The list of visiting printmaking artists includes:
- Michael Barnes Professor, Northern Illinois University
- Chris Fritton (the Itinerant Printer), a poet, printer, and fine artist
- Kathryn Hunter fine artist in South Louisiana.
- Sean StarWars Artist in Residence, Eton College, Eton, UK
Four of the last five years our museum has been named to EDsmart’s list of “51 Most Astounding University Museums”, with a recent ranking of 17—one spot ahead of Princeton University. Many art history students intern or volunteer with the UM Museum where they might work with art education programs or curate an exhibit.
In the museum, you can study the David M. Robinson Collection of Greek and Roman Antiquities, one of the finest collections in the United States. Covering the 1000-year period from 800 B.C. to around A.D. 300, the collection contains Greek and Roman sculpture, Greek decorated pottery, inscriptions, architectural fragments, inscribed Sumerian clay tablets, small artifacts in terracotta and bronze, Roman copies of Greek art works, ancient surgical instruments, and Greek and Roman coins.
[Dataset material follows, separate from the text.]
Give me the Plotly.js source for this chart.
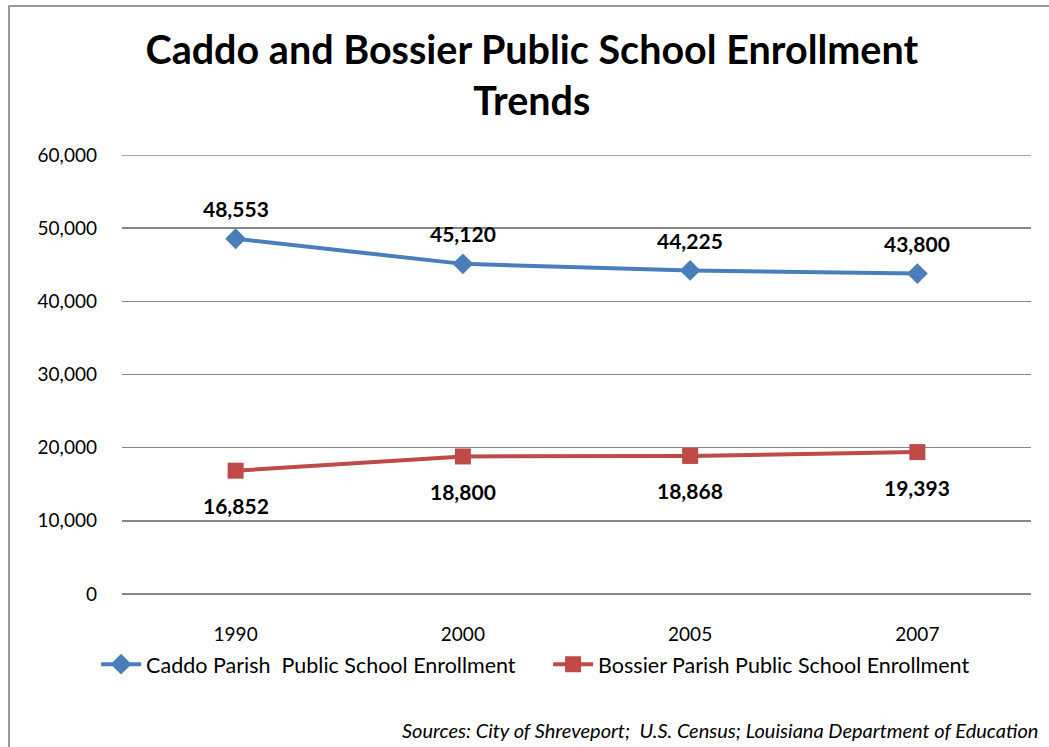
<!DOCTYPE html>
<html><head><meta charset="utf-8">
<script src="https://cdn.plot.ly/plotly-3.0.1.min.js"></script>
<style>
html,body{margin:0;padding:0;background:#fff;overflow:hidden;}
#wrap{position:absolute;left:8px;top:5px;width:1100px;height:800px;border:2px solid #9a9a9a;box-sizing:border-box;}
#chart{position:absolute;left:0;top:0;width:1049px;height:747px;}
</style></head>
<body>
<div id="wrap"></div>
<div id="chart"></div>
<script>
const years = ['1990','2000','2005','2007'];
const caddo = [48553, 45120, 44225, 43800];
const bossier = [16852, 18800, 18868, 19393];
const caddoName = 'Caddo Parish  Public School Enrollment';
const bossierName = 'Bossier Parish Public School Enrollment';
const titleText = 'Caddo and Bossier Public School Enrollment<br>Trends';
const sourceText = 'Sources: City of Shreveport;  U.S. Census; Louisiana Department of Education';

const FONT = 'Lato, "Open Sans", sans-serif';
const fmt = v => v.toLocaleString('en-US');
const idx = years.map((_, i) => i);

const annotations = [];
idx.forEach(i=>{
  annotations.push({x:i, y:caddo[i], xref:'x', yref:'y', text:'<b>'+fmt(caddo[i])+'</b>', showarrow:false, yshift:30, font:{family:FONT,size:21,color:'#000'}});
  annotations.push({x:i, y:bossier[i], xref:'x', yref:'y', text:'<b>'+fmt(bossier[i])+'</b>', showarrow:false, yshift:-35, font:{family:FONT,size:21,color:'#000'}});
});
annotations.push({xref:'paper', yref:'paper', x:1.0095, y:(594-730)/439, xanchor:'right', yanchor:'middle', text:'<i>'+sourceText+'</i>', showarrow:false, font:{family:FONT,size:20,color:'#000'}});

const traces = [
  {x:idx, y:caddo, name:caddoName + '\u00a0\u00a0\u00a0\u00a0\u00a0', type:'scatter', mode:'lines+markers', line:{color:'#4A7EBB', width:4}, marker:{symbol:'diamond', size:16, color:'#4A7EBB'}},
  {x:idx, y:bossier, name:bossierName, type:'scatter', mode:'lines+markers', line:{color:'#BE4B48', width:4}, marker:{symbol:'square', size:16, color:'#BE4B48'}}
];

const layout = {
  width:1049, height:747,
  margin:{l:122, r:18, t:155, b:153},
  paper_bgcolor:'rgba(0,0,0,0)', plot_bgcolor:'rgba(0,0,0,0)',
  font:{family:FONT, color:'#000'},
  title:{text:'<b>'+titleText+'</b>', x:0.507, xanchor:'center', y:1-64/747, yanchor:'middle', yref:'container', font:{family:FONT, size:39.5, color:'#000'}},
  xaxis:{range:[-0.5,3.5], tickvals:idx, ticktext:years, showgrid:false, zeroline:false, showline:false, ticks:'', ticklabelstandoff:27, tickfont:{family:FONT,size:19,color:'#000'}},
  yaxis:{range:[0,60000], tickvals:[0,10000,20000,30000,40000,50000,60000], ticktext:['0','10,000','20,000','30,000','40,000','50,000','60,000'], showgrid:true, gridcolor:'#868686', gridwidth:1.5, zeroline:true, zerolinecolor:'#868686', zerolinewidth:1.5, showline:false, ticks:'', ticklabelstandoff:24, tickfont:{family:FONT,size:19,color:'#000'}},
  shapes:[{type:'line', xref:'paper', yref:'y', x0:0, x1:1, y0:60000, y1:60000, line:{color:'#868686', width:1.5}, layer:'below'}],
  showlegend:true,
  legend:{orientation:'h', x:0.455, xanchor:'center', y:-0.16, yanchor:'middle', font:{family:FONT,size:21.5,color:'#000'}, itemwidth:40, tracegroupgap:0, bgcolor:'rgba(0,0,0,0)'},
  annotations:annotations
};
Plotly.newPlot('chart', traces, layout, {displayModeBar:false, staticPlot:true});
</script>
</body></html>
Students and faculty can work together to identify relevant residenciesand internships to provide valuable work experience, professional networks, further application of skills learned at the university, and a stronger resume.
For those planning different career paths, the UM Office of Outreach’s formal Internship Experience program also assists students with internship placements in any career area of interest in Atlanta, New York City, and Washington D.C.
Art history majors have exciting opportunities to experience the art and architecture abroad. They can arrange their own study abroad experience through the Office of Study Abroad. Or, they can travel with UM faculty.
One possibility is the formal course titled Art on Location, where UM faculty can take a course of students to different locations around the US and abroad. For example, in the 2-week 2019 Winter Intersession, art historian Dr. Louise Arrizoli teamed up with a French professor to offer a study of art in Paris, France.